Let’s Talk Money, Well, Really the Cost to Live Here

November 3, 2017



by Len Lathrop

Remember about six weeks ago, the first week of September, it was still summer like and the small people had just started school and you received a greeting from the Town of Hudson. That was when they put a new value to your property and told you, “The primary goal of the revaluation is to adjust assessments to reflect market value. The goal is to update records, fix errors, and resolve disproportionate assessments.” Yes, remember the reevaluation, in theory, could have gone up or down or maybe stayed the same.

Last Thursday, the New Hampshire Department of Revenue issued the second part of the process: the new evaluation for the town. They take the amount of money needed to keep the town up and running, including the school and then any revenue that the town has from other sources. Then the state declares an amount needed which is divided by the value of all properties in town, and there you have a rate.

The rate before revaluation was $21.97 for each $1,000 of your value. The new rate is $19.72, a decrease of $2.25 from the 2016 rate. Before providing a sample calculation, think about how the next letter from the Town of Hudson will be your “Property Tax Bill. ’ While it is the second-half payment, it will be a different number from what you paid in the bill in June. That will be the next notification from the Town of Hudson. You may be happy or sad.

The finance director shared an example for an average single-family home. When the last tax bill (June 2017) went out, the home was valued at $260,000. The tax rate was $21.97; this rate was based on the fiscal year 2016 budget.
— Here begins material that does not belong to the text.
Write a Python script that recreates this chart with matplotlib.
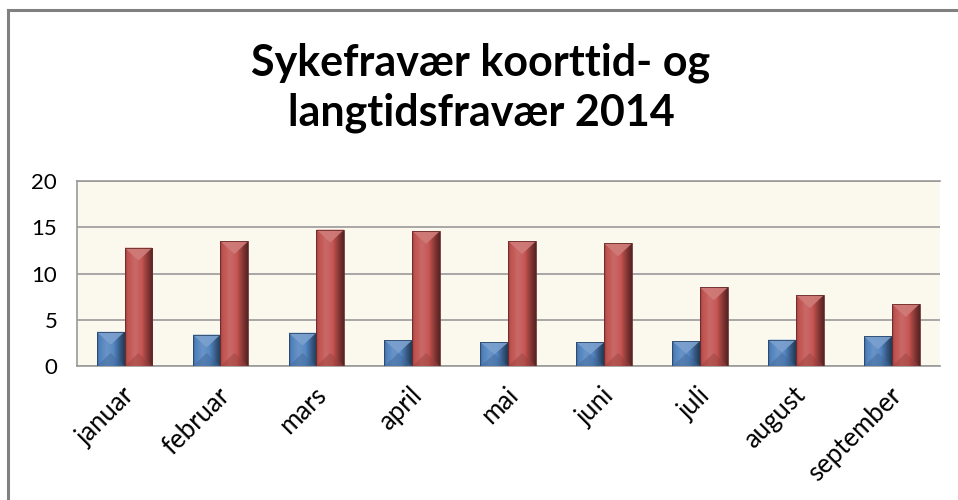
import numpy as np
import matplotlib
matplotlib.use("Agg")
import matplotlib.pyplot as plt
from matplotlib.patches import Rectangle, Polygon
from matplotlib.colors import to_rgb
import matplotlib.transforms as mtransforms

months = ["januar", "februar", "mars", "april", "mai", "juni", "juli", "august", "september"]
korttid = [3.7, 3.4, 3.6, 2.8, 2.55, 2.55, 2.7, 2.85, 3.2]
langtid = [12.8, 13.5, 14.75, 14.6, 13.5, 13.25, 8.5, 7.65, 6.7]
yticks = [0, 5, 10, 15, 20]
title = "Sykefravær koorttid- og\nlangtidsfravær 2014"

BLUE = "#4F81BD"
RED = "#C0504D"
BG = "#FBF8EE"

plt.rcParams['font.family'] = ['Lato', 'DejaVu Sans']

fig = plt.figure(figsize=(9.58, 5.0), dpi=100)
ax = fig.add_axes([0.080, 0.268, 0.901, 0.370])
ax.set_facecolor(BG)

x = np.arange(len(months))
w = 0.29

def shade(c, f):
    r = np.array(to_rgb(c))
    if f >= 0:
        return tuple(r + (1 - r) * f)
    return tuple(r * (1 + f))

def gradient_bar(ax, x0, width, h, color):
    rect = Rectangle((x0, 0), width, h, facecolor=color, edgecolor='none', zorder=3)
    ax.add_patch(rect)
    n = 64
    t = np.linspace(0, 1, n)
    prof = np.interp(t, [0, 0.08, 0.35, 0.6, 0.85, 1.0], [-0.25, 0.0, 0.15, 0.05, -0.35, -0.55])
    img = np.array([[shade(color, p) for p in prof]])
    im = ax.imshow(img, extent=(x0, x0 + width, 0, h), aspect='auto', zorder=3.1, interpolation='bilinear')
    im.set_clip_path(rect)
    bh = min(1.4, h / 2)
    top = Polygon([(x0, h), (x0 + width, h), (x0 + width / 2, h - bh)], closed=True,
                  facecolor=shade(color, 0.25), edgecolor='none', zorder=3.2, alpha=0.9)
    ax.add_patch(top)
    bot = Polygon([(x0, 0), (x0 + width, 0), (x0 + width / 2, min(bh, h / 2))], closed=True,
                  facecolor=shade(color, -0.2), edgecolor='none', zorder=3.2, alpha=0.45)
    ax.add_patch(bot)
    ax.add_patch(Rectangle((x0, 0), width, h, facecolor='none', edgecolor=shade(color, -0.45), linewidth=0.6, zorder=3.3))

for i in range(len(months)):
    gradient_bar(ax, x[i] - w, w, korttid[i], BLUE)
    gradient_bar(ax, x[i], w, langtid[i], RED)

ax.set_xlim(-0.5, len(months) - 0.5)
ax.set_ylim(0, 20)
ax.set_yticks(yticks)
ax.set_yticklabels([str(v) for v in yticks], fontsize=16)
ax.yaxis.grid(True, color="#9A9A9A", linewidth=1.2)
ax.set_axisbelow(True)
ax.tick_params(axis='y', length=0, pad=14)
ax.tick_params(axis='x', length=0, pad=12)
for s in ['left', 'bottom', 'top', 'right']:
    ax.spines[s].set_color("#9A9A9A")
    ax.spines[s].set_linewidth(1.2)
ax.spines['right'].set_visible(False)

ax.set_xticks(x)
labels = ax.set_xticklabels(months, rotation=45, ha='right', va='top', rotation_mode='anchor', fontsize=18.5)
offset = mtransforms.ScaledTranslation(-3 / 100, 0, fig.dpi_scale_trans)
for lab in labels:
    lab.set_transform(lab.get_transform() + offset)

fig.text(0.502, 0.825, title, ha='center', va='center', fontsize=31, fontweight='bold', linespacing=1.3)

fig.add_artist(plt.Line2D([8 / 958, 1.0], [1 - 10 / 500, 1 - 10 / 500], color="#808080", linewidth=2.2, transform=fig.transFigure))
fig.add_artist(plt.Line2D([8 / 958, 8 / 958], [0, 1 - 10 / 500], color="#808080", linewidth=2.2, transform=fig.transFigure))

fig.savefig("out.png", dpi=100)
The total tax was $5,712.20 and the first-half bill was $2,856.10. Now, if there had been no reevaluation and the second-half tax bill is ready to go out in November 2017, still valued at $260,000, the tax rate, due to the approved March 2017 election budget and warrant articles, would be $22.95. The total tax goes to $5,967, a $254.80 increase. Having paid the first half, the balance due would be $3,110.90.

Now, with reevaluation, the home is worth $295,000, a 13-percent increase, but the tax rate is $19.72, based on the approved March 2017 election budget and warrant articles, down $2.25 from the rate used for the first-half bill.

The total tax is now $5,817.40. With the first-half payment being the same, the second-half payment is $2,961.30, an increase of $105.20.

Yes, the tax went up, but less. The difference between $254.80 and $105.20; that is the effect on this $295,000 used in the example of the reevaluation. So, you be the judge, a savings or not?   It is like the game of trying to figure out what cup has the marble under it. Just one more caution, not every home with a $260,000 evaluation will go to $295,000, this is just an example.

Switching for a couple of paragraphs about the budget; while the final vote won’t be until March 13, there are many steps to get the numbers there. Both the selectmen and school board have been working with their senior staff and administrators to have a comprehensive budget. Both are close to turning the budget over to the budget committee, and are having final review this Thursday for selectmen and next Monday for the school board.